> Collected data entries
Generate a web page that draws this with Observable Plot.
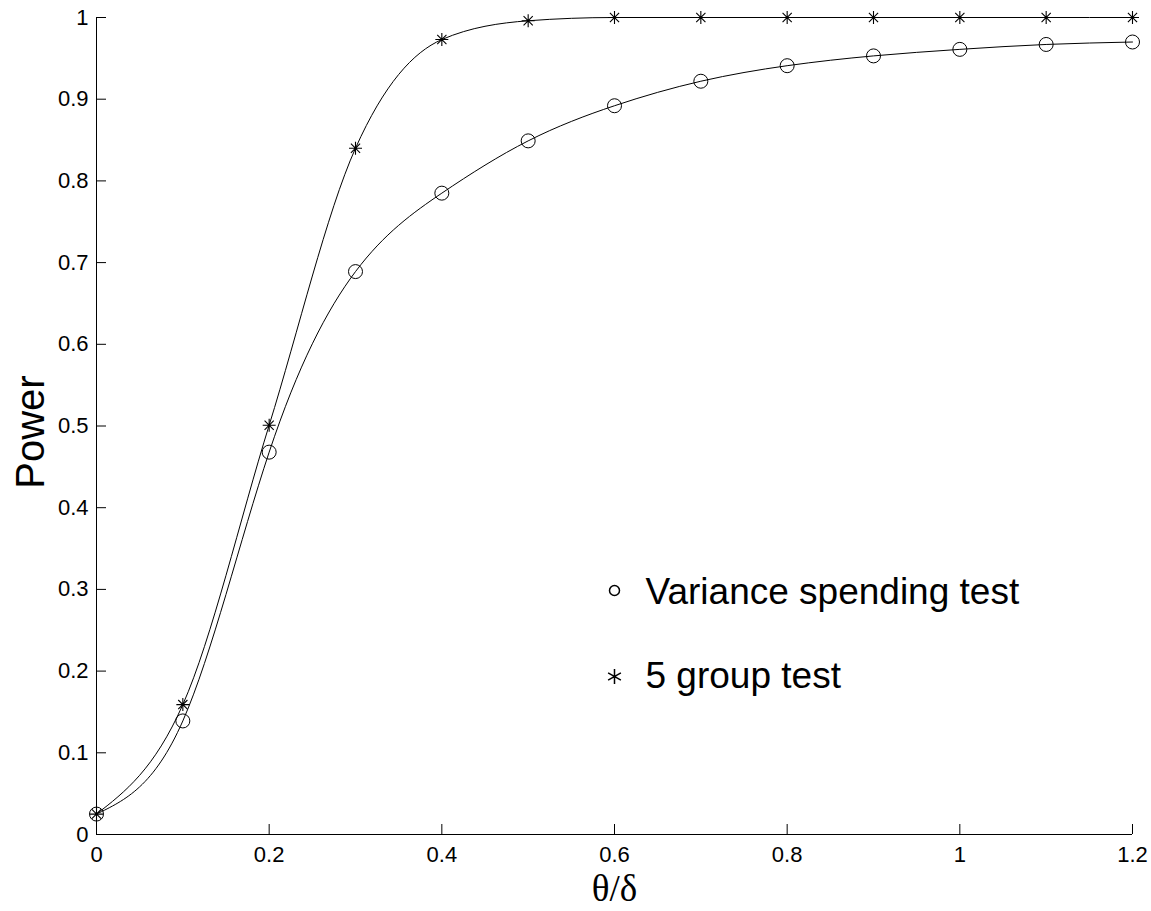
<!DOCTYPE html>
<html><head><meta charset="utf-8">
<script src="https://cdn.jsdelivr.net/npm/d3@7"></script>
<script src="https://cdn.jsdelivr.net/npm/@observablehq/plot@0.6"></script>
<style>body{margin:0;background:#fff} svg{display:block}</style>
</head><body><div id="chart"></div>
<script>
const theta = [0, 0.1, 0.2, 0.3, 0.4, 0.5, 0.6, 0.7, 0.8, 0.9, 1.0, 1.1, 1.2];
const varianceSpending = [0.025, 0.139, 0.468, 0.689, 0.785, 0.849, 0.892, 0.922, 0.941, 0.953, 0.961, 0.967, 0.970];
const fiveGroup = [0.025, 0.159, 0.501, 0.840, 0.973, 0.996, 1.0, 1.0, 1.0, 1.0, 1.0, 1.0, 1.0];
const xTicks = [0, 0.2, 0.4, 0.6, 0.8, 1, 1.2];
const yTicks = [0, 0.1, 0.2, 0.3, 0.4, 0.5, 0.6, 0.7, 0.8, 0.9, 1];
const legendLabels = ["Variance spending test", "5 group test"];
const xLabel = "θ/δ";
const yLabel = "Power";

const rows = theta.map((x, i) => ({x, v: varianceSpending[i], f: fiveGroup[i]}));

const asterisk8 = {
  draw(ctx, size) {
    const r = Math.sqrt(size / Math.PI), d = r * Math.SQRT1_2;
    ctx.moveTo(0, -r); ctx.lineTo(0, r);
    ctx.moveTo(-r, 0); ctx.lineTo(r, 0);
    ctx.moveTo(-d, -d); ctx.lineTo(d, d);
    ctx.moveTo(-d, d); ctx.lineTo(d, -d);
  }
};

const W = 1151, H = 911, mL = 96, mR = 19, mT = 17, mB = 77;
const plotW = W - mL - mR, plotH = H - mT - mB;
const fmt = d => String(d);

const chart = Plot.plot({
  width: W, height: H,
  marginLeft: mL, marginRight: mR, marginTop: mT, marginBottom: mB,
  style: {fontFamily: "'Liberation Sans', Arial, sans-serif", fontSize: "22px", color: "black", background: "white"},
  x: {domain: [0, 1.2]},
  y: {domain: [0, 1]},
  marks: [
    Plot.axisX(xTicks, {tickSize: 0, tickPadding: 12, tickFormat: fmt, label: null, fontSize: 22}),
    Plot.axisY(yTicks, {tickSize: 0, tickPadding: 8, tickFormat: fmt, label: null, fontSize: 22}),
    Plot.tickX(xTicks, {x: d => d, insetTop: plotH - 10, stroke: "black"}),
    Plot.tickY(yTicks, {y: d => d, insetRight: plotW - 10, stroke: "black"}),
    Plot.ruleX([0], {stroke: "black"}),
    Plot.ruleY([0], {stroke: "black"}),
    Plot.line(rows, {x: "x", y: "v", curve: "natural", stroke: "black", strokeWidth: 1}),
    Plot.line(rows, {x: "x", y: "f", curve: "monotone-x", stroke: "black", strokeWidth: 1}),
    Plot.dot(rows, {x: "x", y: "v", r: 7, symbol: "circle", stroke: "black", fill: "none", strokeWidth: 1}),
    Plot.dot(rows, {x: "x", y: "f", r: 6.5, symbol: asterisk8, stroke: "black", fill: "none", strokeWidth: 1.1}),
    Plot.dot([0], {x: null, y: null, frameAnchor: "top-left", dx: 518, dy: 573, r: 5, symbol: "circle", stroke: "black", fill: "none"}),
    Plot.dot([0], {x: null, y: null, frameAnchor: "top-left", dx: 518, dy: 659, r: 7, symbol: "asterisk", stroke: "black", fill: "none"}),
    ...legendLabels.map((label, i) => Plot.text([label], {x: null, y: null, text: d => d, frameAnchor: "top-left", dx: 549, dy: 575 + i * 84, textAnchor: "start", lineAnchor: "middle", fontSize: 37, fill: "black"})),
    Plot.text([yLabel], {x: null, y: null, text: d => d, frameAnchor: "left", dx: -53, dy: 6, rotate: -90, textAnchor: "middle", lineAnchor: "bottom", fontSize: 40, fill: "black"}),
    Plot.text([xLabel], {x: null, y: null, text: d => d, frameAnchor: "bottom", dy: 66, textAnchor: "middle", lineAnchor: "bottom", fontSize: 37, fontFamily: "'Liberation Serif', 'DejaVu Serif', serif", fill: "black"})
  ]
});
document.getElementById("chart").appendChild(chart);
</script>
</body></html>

--

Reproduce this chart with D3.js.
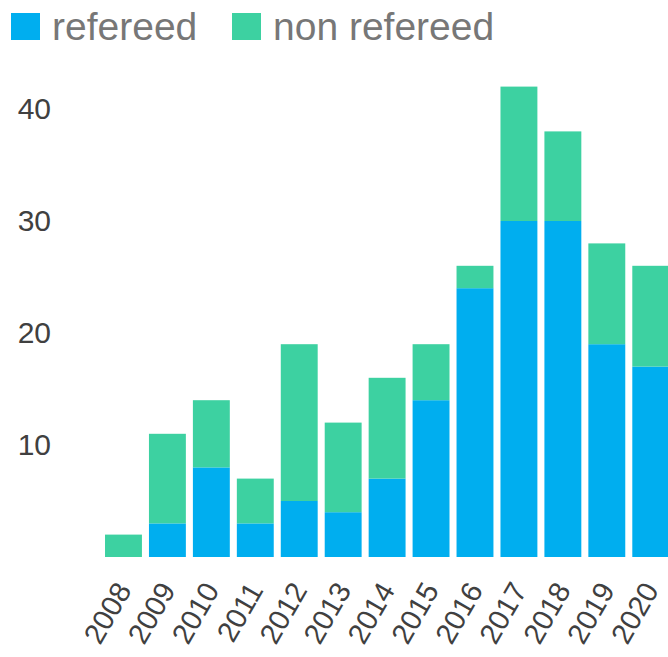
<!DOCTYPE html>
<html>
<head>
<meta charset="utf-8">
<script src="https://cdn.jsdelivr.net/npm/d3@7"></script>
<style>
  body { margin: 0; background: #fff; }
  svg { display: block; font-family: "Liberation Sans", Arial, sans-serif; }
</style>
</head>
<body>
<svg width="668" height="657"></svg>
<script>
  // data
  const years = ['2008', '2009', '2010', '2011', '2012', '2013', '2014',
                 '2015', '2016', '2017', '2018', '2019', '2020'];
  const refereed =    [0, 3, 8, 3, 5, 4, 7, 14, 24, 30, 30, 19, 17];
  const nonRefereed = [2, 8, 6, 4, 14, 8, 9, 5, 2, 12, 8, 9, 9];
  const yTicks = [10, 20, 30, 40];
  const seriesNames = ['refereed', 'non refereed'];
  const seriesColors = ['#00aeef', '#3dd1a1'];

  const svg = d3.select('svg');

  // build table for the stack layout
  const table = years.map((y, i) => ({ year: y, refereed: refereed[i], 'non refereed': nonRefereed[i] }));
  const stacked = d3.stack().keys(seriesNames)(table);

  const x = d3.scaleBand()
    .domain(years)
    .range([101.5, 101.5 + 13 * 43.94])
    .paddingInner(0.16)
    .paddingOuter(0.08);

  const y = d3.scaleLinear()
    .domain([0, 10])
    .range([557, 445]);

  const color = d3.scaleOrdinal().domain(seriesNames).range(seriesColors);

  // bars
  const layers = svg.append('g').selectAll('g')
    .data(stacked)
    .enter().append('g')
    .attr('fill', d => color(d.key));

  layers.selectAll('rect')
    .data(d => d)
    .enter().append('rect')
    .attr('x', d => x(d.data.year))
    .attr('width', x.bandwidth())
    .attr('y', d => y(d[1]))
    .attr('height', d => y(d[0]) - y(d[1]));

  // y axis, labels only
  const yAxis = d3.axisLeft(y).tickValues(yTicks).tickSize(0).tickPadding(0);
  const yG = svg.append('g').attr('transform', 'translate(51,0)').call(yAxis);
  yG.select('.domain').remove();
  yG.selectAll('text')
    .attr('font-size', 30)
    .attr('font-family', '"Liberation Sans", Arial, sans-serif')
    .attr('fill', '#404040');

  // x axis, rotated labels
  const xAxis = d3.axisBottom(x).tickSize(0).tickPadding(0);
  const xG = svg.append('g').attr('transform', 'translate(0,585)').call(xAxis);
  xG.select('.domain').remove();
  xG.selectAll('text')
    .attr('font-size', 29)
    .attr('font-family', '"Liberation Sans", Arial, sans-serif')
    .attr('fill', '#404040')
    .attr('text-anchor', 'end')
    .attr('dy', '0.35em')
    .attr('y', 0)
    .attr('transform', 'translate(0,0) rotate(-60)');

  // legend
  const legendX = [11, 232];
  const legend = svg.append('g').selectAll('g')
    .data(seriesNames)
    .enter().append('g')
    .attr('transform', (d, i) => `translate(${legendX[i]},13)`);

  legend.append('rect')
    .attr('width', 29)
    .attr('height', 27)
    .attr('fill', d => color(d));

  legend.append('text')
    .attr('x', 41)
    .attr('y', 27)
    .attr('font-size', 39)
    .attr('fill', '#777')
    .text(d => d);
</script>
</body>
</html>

> Task directions
The first line to give again is the one with "Generate a web", and the last is the one with "const fmt = d => String(d);". Repeat them and everything between exactly, minus the pictures.

> Full solution
Generate a web page that draws this with Observable Plot.
<!DOCTYPE html>
<html><head><meta charset="utf-8">
<script src="https://cdn.jsdelivr.net/npm/d3@7"></script>
<script src="https://cdn.jsdelivr.net/npm/@observablehq/plot@0.6"></script>
<style>body{margin:0;background:#fff} svg{display:block}</style>
</head><body><div id="chart"></div>
<script>
const theta = [0, 0.1, 0.2, 0.3, 0.4, 0.5, 0.6, 0.7, 0.8, 0.9, 1.0, 1.1, 1.2];
const varianceSpending = [0.025, 0.139, 0.468, 0.689, 0.785, 0.849, 0.892, 0.922, 0.941, 0.953, 0.961, 0.967, 0.970];
const fiveGroup = [0.025, 0.159, 0.501, 0.840, 0.973, 0.996, 1.0, 1.0, 1.0, 1.0, 1.0, 1.0, 1.0];
const xTicks = [0, 0.2, 0.4, 0.6, 0.8, 1, 1.2];
const yTicks = [0, 0.1, 0.2, 0.3, 0.4, 0.5, 0.6, 0.7, 0.8, 0.9, 1];
const legendLabels = ["Variance spending test", "5 group test"];
const xLabel = "θ/δ";
const yLabel = "Power";

const rows = theta.map((x, i) => ({x, v: varianceSpending[i], f: fiveGroup[i]}));

const asterisk8 = {
  draw(ctx, size) {
    const r = Math.sqrt(size / Math.PI), d = r * Math.SQRT1_2;
    ctx.moveTo(0, -r); ctx.lineTo(0, r);
    ctx.moveTo(-r, 0); ctx.lineTo(r, 0);
    ctx.moveTo(-d, -d); ctx.lineTo(d, d);
    ctx.moveTo(-d, d); ctx.lineTo(d, -d);
  }
};

const W = 1151, H = 911, mL = 96, mR = 19, mT = 17, mB = 77;
const plotW = W - mL - mR, plotH = H - mT - mB;
const fmt = d => String(d);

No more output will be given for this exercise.